I have not met anyone doing face-frame on their router yet, but that doesn't mean it can't be done. You can beat CNC with dedicated machines and manual labor (or limited automation), but the CNC can do a host of other profitable tasks, such as cutting out the panels for the rest of the job. The pricing for CNC machines ranges from less than a good sliding table saw to a half million dollars, plus. Perhaps a review of how much volume, and how much time you are currently investing would provide a base line for comparison.
I also do a lot of curved raised panel doors, which I feel a CNC machine could really help with, although I don't know how much of a pain it would be to program.
1) I know Auto Cad 2000 2D. Is it necessary to learn 3D?
2) What is a right angle aggregate?
3) I know what the X,Y and Z axis are, but what is a C axis?
4) My current budget is around 100K. Is it feasible to purchase a "stripped down" high quality machine now and add the various bells and whistles later?
5) What brands should I look into?
2) A right angle aggregate is a special tool group, which combines a gearbox to change the spindle (vertical) rotation, into horizontal rotation, as for use with a saw blade. There are literally hundreds of different kinds of aggregates. Some allow the user to adjust the angle anywhere in between 0 and 90 degrees from the spindle. Some that have a built-in vertical cushion allow the tool to "float" across an uneven work surface, yet maintain a constant depth of cut.
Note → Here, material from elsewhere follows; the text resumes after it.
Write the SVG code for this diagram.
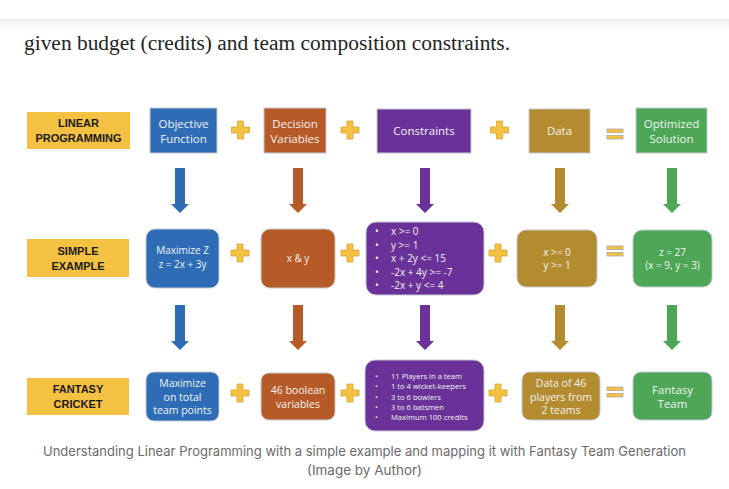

3) A "C" axis is a term stolen from the metal turning industry, and as it applies to our case (at least as far as KOMO and Biesse list it), represents a special attachment to the spindle which is used in conjunction with an "aggregate" tool. The purpose of the "C" axis is to control the rotation of the aggregate. Think of a saw attachment. Sometimes you want it to go down the X axis, other times the Y axis. Most saw attachments are either fixed or 90 degree selections. If you have a C axis and saw aggregate, you can go at any angle. Some adjustable angle spindles, in which you put a router tool, are used in producing some very detailed square cornered MDF doors that cannot be made without the aggregate and "C" axis.
4) As far as stripped down and build later, it is cheaper to get it the way you want it from the factory.
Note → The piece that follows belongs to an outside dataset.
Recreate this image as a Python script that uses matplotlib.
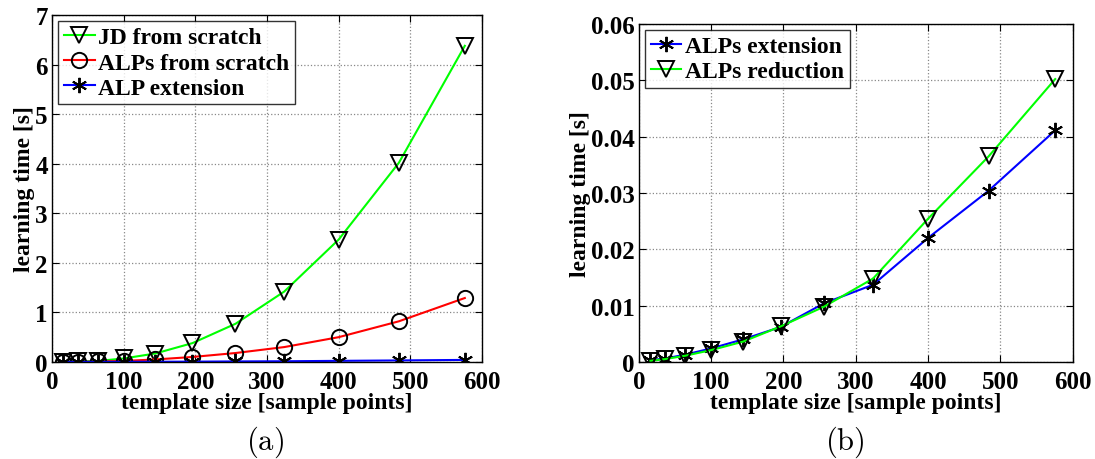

5) I have limited knowledge of what kind of machines are capable of your products. The one I am buying is more than twice your stated budget. However, another model by Biesse called a Rover 23, has a tool changer, can handle aggregates, has a drill head (13 vertical and 6 horizontal), and has a saw. I think my quote for that machine was around $140,000. It was a cantilevered design, and had a 4' by 9' nominal universal table. Consequently, you can do nested sheet stock work, or use the neat little pods for stand off work, such as the raised panel. You would have to devise special pods for the face frame.
I have seen Biesse machines and Komo machines, and Autorout machines, I can say that either of the first two will get you there. I do not know if Autorout is an active entity anymore, but I do know the guy who built them aspired to compete with Komo's equipment, and if he finds a few million dollars, he just might.
There has been a lot of discussion about programming. The systems we offer do not require programming for these components. They use parametric programs that are already developed. You need to specify the sizes you want, but do not need to create programs yourself.
We have not done beaded rails, so we would need to develop this using your design. It should be possible.
To make this work, you will need an aggregate horizontal router head, but should not need a "C" axis. The aggregate can be picked up by the main head, but processing will be faster if you use a separate "piggy back" router equipped with the aggregate. This second approach will cost a bit more but should pay itself off quickly when you start running. We have also developed special extruding dies that make low cost holding fixtures for these components.
First, theirs will not give me an integral bead, so I'd be stuck applying the individual bead strips by hand.
Second, because I consider it a mortal sin to make two or more framed cabinets and join them in the field, my face frames can get pretty large and complicated.
We encountered one problem--the doors were not square or exact size. The customer did not want to machine the perimeter, and if the door was more than about ten-thousandths off, or if the operator loaded them slightly off, the bead looked pretty bad.
We ended up using a touch sensor on the machine head to automatically measure each door before cutting. We then "adjusted" the program automatically, so that it would cut an acceptable bead.
This approach did add about about 15-20 seconds to each cycle for the measuring, but allowed us to cut an acceptable bead on somewhat random sized doors. This system is in production today and seems to be working OK.